Pior que morrer é não pagar
Hoje o correspondente da RTP que segue a cimeira do G20 em Cannes, aproveitou a veia cinematográfica da cidade para traçar um argumento para a crise europeia. Referindo-se à situação na Grécia, dizia que se tratava de um paciente a quem o hospital estava a dar medicamentos, sendo que após a cura o país os pagaria. O problema agora é que o paciente parece não querer tomar os medicamentos o que o pode levar à morte e, pior, morto não os pode pagar. O repórter parecia querer reproduzir o discurso dominante dos “gregos mal-agradecidos” mas acabou a partilhar aquela que é a ideologia da Europa do capital. O repórter chamava a isto um filme de terror. Tem razão. Quando, perante a morte de um povo, a nossa preocupação é que assim não pode pagar a dívida agiota à banca sabemos que chegámos ao grau zero da Humanidade. Mas a metáfora é certeira, reflecte na perfeição a realidade dos tempos que correm: antes a morte que a dívida.
Na Grécia, face à convulsão social e possivelmente em desespero, o Primeiro-Ministro anunciou um referendo ao “resgate” europeu. Já se sabe, os mercados não gostam da democracia, esse conceito absurdo dos povos decidirem o seu próprio destino.

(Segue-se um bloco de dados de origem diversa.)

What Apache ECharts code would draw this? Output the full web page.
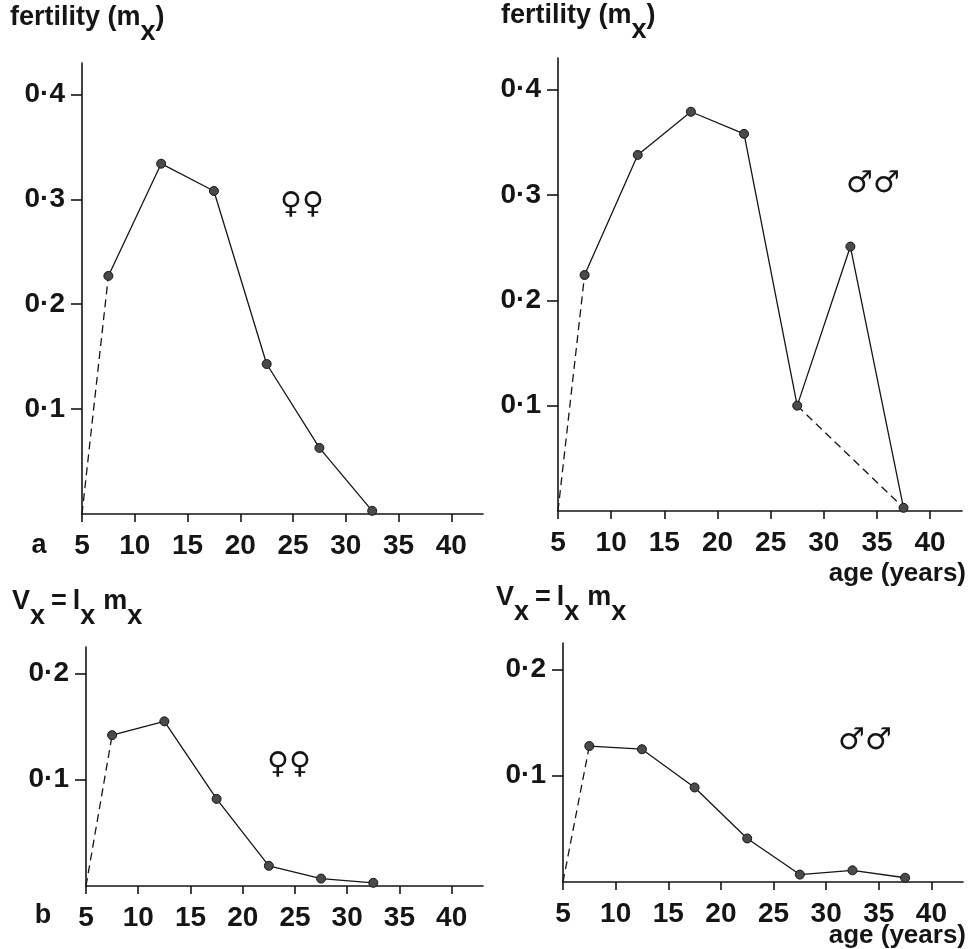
<!DOCTYPE html>
<html>
<head>
<meta charset="utf-8">
<script src="https://cdn.jsdelivr.net/npm/echarts@6/dist/echarts.min.js"></script>
<style>
  html, body { margin: 0; padding: 0; background: #fff; }
  #chart { width: 970px; height: 949px; }
</style>
</head>
<body>
<div id="chart"></div>
<script>
// age class midpoints (years)
const ages = [7.5, 12.5, 17.5, 22.5, 27.5, 32.5, 37.5];
// fertility m_x
const mxFemale = [0.227, 0.334, 0.308, 0.143, 0.063, 0.003];
const mxMale = [0.224, 0.338, 0.379, 0.358, 0.100, 0.251, 0.003];
// reproductive value V_x = l_x m_x
const vxFemale = [0.142, 0.155, 0.082, 0.019, 0.007, 0.003];
const vxMale = [0.128, 0.125, 0.089, 0.041, 0.007, 0.011, 0.004];
// dashed lines start at maturity
const origin = [5, 0];
// male fertility: dashed bypass from 27.5 to 37.5
const maleBypass = [4, 6];

const xTicks = [5, 10, 15, 20, 25, 30, 35, 40];
const yTicksTop = [0.1, 0.2, 0.3, 0.4];
const yTicksBottom = [0.1, 0.2];

const FONT = 'Liberation Sans, Arial, sans-serif';
const INK = '#151515';

const chart = echarts.init(document.getElementById('chart'));

const grids = [
  { left: 82, top: 63, width: 401, height: 451 },
  { left: 558, top: 58, width: 404, height: 453 },
  { left: 86, top: 647, width: 397, height: 239 },
  { left: 563, top: 643, width: 400, height: 239 }
];

function xAxisFor(i) {
  return {
    type: 'value', gridIndex: i, min: 5, max: 43,
    splitLine: { show: false },
    axisLine: { lineStyle: { color: INK, width: 1.6 } },
    axisTick: { customValues: xTicks, length: 8, lineStyle: { color: INK, width: 1.6 } },
    axisLabel: {
      customValues: xTicks, margin: 18, color: INK,
      fontFamily: FONT, fontSize: 28, fontWeight: 'bold'
    }
  };
}

function yAxisFor(i, max, ticks) {
  return {
    type: 'value', gridIndex: i, min: 0, max: max,
    splitLine: { show: false },
    axisLine: { show: true, lineStyle: { color: INK, width: 1.6 } },
    axisTick: { show: true, customValues: ticks, length: 11, lineStyle: { color: INK, width: 1.6 } },
    axisLabel: {
      customValues: ticks, margin: 17, color: INK,
      fontFamily: FONT, fontSize: 28, fontWeight: 'bold',
      formatter: v => v.toFixed(1).replace('.', '\u00b7')
    }
  };
}

function pts(vals) {
  return vals.map((v, k) => [ages[k], v]);
}

function panelSeries(i, vals) {
  return [
    {
      type: 'line', xAxisIndex: i, yAxisIndex: i, z: 2,
      data: [origin, [ages[0], vals[0]]],
      symbol: 'none', silent: true,
      lineStyle: { color: INK, width: 1.3, type: [8, 5] }
    },
    {
      type: 'line', xAxisIndex: i, yAxisIndex: i, z: 3,
      data: pts(vals),
      symbol: 'circle', symbolSize: 9,
      itemStyle: { color: '#4a4a4a', borderColor: INK, borderWidth: 1 },
      lineStyle: { color: INK, width: 1.3 }
    }
  ];
}

const series = []
  .concat(panelSeries(0, mxFemale))
  .concat(panelSeries(1, mxMale))
  .concat(panelSeries(2, vxFemale))
  .concat(panelSeries(3, vxMale));

series.push({
  type: 'line', xAxisIndex: 1, yAxisIndex: 1, z: 2,
  data: maleBypass.map(k => [ages[k], mxMale[k]]),
  symbol: 'none', silent: true,
  lineStyle: { color: INK, width: 1.3, type: [8, 5] }
});

const titleRich = {
  n: { fontFamily: FONT, fontSize: 27, fontWeight: 'bold', color: INK, verticalAlign: 'top', lineHeight: 30 },
  s: { fontFamily: FONT, fontSize: 27, fontWeight: 'bold', color: INK, verticalAlign: 'bottom', lineHeight: 42 },
  g: { fontFamily: FONT, fontSize: 27, fontWeight: 'bold', color: INK, verticalAlign: 'top', lineHeight: 30, padding: [0, 6, 0, 6] },
  w: { fontFamily: FONT, fontSize: 27, fontWeight: 'bold', color: INK, verticalAlign: 'top', lineHeight: 30, padding: [0, 0, 0, 8] }
};

function titleAt(text, left, top) {
  return { text: text, left: left, top: top, padding: 0, textStyle: { rich: titleRich } };
}

function label(text, x, y, size, family, align) {
  return {
    type: 'text', x: x, y: y, silent: true,
    style: {
      text: text, fill: INK, font: 'bold ' + size + 'px ' + family,
      textAlign: align || 'center', textVerticalAlign: 'middle'
    }
  };
}

const option = {
  backgroundColor: '#fff',
  animation: false,
  title: [
    titleAt('{n|fertility (m}{s|x}{n|)}', 10, 4),
    titleAt('{n|fertility (m}{s|x}{n|)}', 501, 2),
    titleAt('{n|V}{s|x}{g|=}{n|l}{s|x}{w|m}{s|x}', 12, 588),
    titleAt('{n|V}{s|x}{g|=}{n|l}{s|x}{w|m}{s|x}', 496, 584)
  ],
  grid: grids,
  xAxis: [xAxisFor(0), xAxisFor(1), xAxisFor(2), xAxisFor(3)],
  yAxis: [
    yAxisFor(0, 0.43, yTicksTop),
    yAxisFor(1, 0.43, yTicksTop),
    yAxisFor(2, 0.225, yTicksBottom),
    yAxisFor(3, 0.225, yTicksBottom)
  ],
  series: series,
  graphic: [
    label('a', 39, 546, 27, FONT),
    label('b', 43, 916, 27, FONT),
    label('age (years)', 966, 574, 26, FONT, 'right'),
    label('age (years)', 966, 936, 26, FONT, 'right'),
    label('\u2640\u2640', 302, 205, 30, 'DejaVu Sans'),
    label('\u2642\u2642', 873, 184, 30, 'DejaVu Sans'),
    label('\u2640\u2640', 289, 765, 30, 'DejaVu Sans'),
    label('\u2642\u2642', 865, 741, 30, 'DejaVu Sans')
  ]
};

chart.setOption(option);
</script>
</body>
</html>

Depressa nas televisões, ouvimos os especialistas em economia anunciar a desgraça dado que os mercados não gostam de incerteza e que essa deve ser evitada a todo o custo. Curiosa formulação, já que os “mercados” se fazem remunerar precisamente pelo grau de incerteza e que no caso grego elevaram essa remuneração ao grau de saque.
Merkel e Sarkosy também tem uma palavra a dizer sobre a democracia grega e convocaram George Papandreou para uma reunião informal de emergência. Informal significa que não tem cabimento legal, mas dá-se o jeito. A grande jogada agora é a pergunta do referendo. O líder grego é ambíguo, a vontade da alemã e do francês é mais explícita: sim ou não à permanência no euro. Ou seja, colocar o povo grego perante a pergunta de como querem recuar décadas. Com austeridade a prestações ou de uma só vez. Uma pergunta popular para dar força à austeridade, mas o que importa perceber é que é a austeridade está a matar a Europa e os seus povos. Austeridade não significa gastar menos, é apenas sinónimo de transferência de riqueza do trabalho para a elite financeira. Mais trabalho por menos salário, mais impostos por menos serviços públicos, mais desemprego com menos apoio social.
Face a estes desenvolvimentos, o governo português que segue os passos que trouxeram a Grécia a esta situação congratula-se. Paulo Portas defende que “quanto mais surgem sinais de instabilidade nos outros países mais Portugal deve valorizar a estabilidade e os consensos”, que é como quem diz “ainda bem que o PS está do nosso lado”. Na Grécia, como em Portugal e em toda a Europa, a crise não se resolve a remodelar a austeridade. A austeridade é uma das faces da crise, impõe-se uma alternativa solidária para o emprego e direitos sociais.